____ EXTRACTED MATERIAL
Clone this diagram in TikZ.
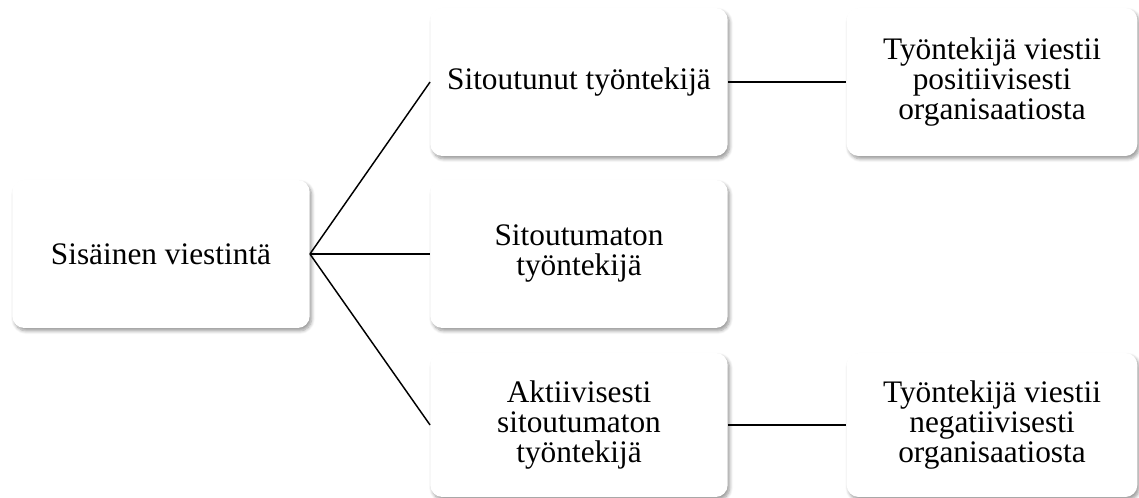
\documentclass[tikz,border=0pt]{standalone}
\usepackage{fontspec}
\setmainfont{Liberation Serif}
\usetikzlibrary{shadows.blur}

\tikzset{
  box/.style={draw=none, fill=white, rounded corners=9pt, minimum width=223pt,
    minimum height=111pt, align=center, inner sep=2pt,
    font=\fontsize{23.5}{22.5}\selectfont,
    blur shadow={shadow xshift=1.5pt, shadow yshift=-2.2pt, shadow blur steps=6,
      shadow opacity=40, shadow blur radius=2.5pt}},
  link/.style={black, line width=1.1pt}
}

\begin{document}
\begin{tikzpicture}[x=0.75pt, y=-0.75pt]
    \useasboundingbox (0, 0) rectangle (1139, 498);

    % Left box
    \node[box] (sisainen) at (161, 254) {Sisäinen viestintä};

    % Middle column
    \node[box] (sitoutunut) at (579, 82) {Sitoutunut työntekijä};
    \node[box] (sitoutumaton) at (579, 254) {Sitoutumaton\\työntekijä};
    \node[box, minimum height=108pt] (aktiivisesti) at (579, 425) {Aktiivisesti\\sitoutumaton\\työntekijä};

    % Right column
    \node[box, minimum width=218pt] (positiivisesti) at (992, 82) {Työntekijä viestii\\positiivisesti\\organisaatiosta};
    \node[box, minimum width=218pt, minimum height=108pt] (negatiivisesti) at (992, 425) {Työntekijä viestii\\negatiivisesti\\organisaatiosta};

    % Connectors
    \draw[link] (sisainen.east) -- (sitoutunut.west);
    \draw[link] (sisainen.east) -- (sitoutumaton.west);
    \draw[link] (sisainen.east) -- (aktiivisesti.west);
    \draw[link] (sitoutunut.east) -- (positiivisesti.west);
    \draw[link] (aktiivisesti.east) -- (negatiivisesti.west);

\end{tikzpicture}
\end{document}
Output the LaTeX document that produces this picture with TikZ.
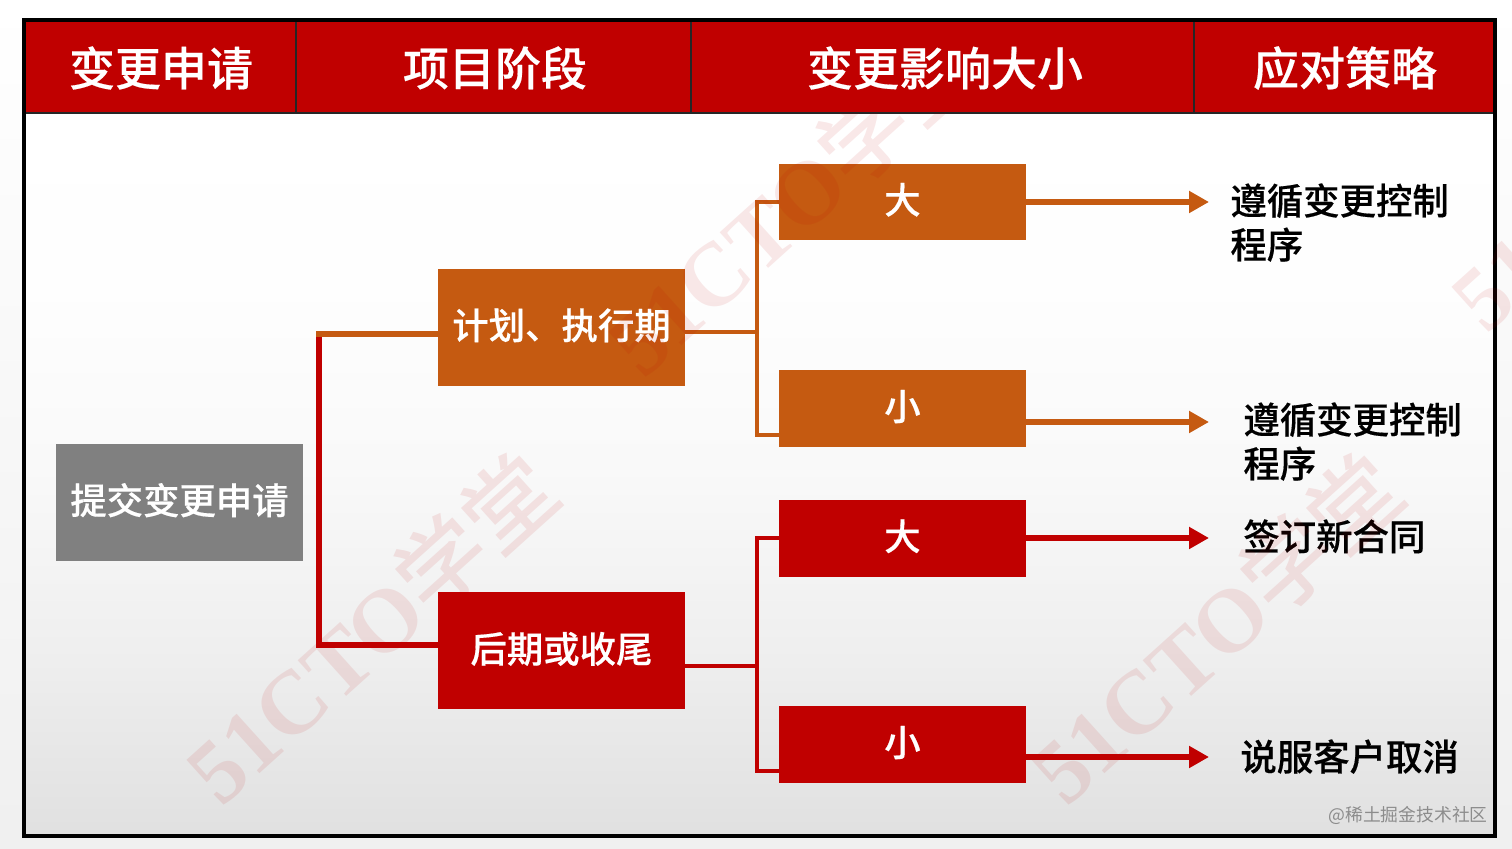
________
• PROBLEM TO SOLVE: Return the listing above word for word, with the pictures removed.

• SOLUTION TO THIS PROBLEM:
Clone this diagram in TikZ.
\documentclass[tikz,border=0pt]{standalone}
\usepackage{fontspec}
\setmainfont{Liberation Serif}
\usetikzlibrary{shadows.blur}

\tikzset{
  box/.style={draw=none, fill=white, rounded corners=9pt, minimum width=223pt,
    minimum height=111pt, align=center, inner sep=2pt,
    font=\fontsize{23.5}{22.5}\selectfont,
    blur shadow={shadow xshift=1.5pt, shadow yshift=-2.2pt, shadow blur steps=6,
      shadow opacity=40, shadow blur radius=2.5pt}},
  link/.style={black, line width=1.1pt}
}

\begin{document}
\begin{tikzpicture}[x=0.75pt, y=-0.75pt]
    \useasboundingbox (0, 0) rectangle (1139, 498);

    % Left box
    \node[box] (sisainen) at (161, 254) {Sisäinen viestintä};

    % Middle column
    \node[box] (sitoutunut) at (579, 82) {Sitoutunut työntekijä};
    \node[box] (sitoutumaton) at (579, 254) {Sitoutumaton\\työntekijä};
    \node[box, minimum height=108pt] (aktiivisesti) at (579, 425) {Aktiivisesti\\sitoutumaton\\työntekijä};

    % Right column
    \node[box, minimum width=218pt] (positiivisesti) at (992, 82) {Työntekijä viestii\\positiivisesti\\organisaatiosta};
    \node[box, minimum width=218pt, minimum height=108pt] (negatiivisesti) at (992, 425) {Työntekijä viestii\\negatiivisesti\\organisaatiosta};

    % Connectors
    \draw[link] (sisainen.east) -- (sitoutunut.west);
    \draw[link] (sisainen.east) -- (sitoutumaton.west);
    \draw[link] (sisainen.east) -- (aktiivisesti.west);
    \draw[link] (sitoutunut.east) -- (positiivisesti.west);
    \draw[link] (aktiivisesti.east) -- (negatiivisesti.west);

\end{tikzpicture}
\end{document}
Output the LaTeX document that produces this picture with TikZ.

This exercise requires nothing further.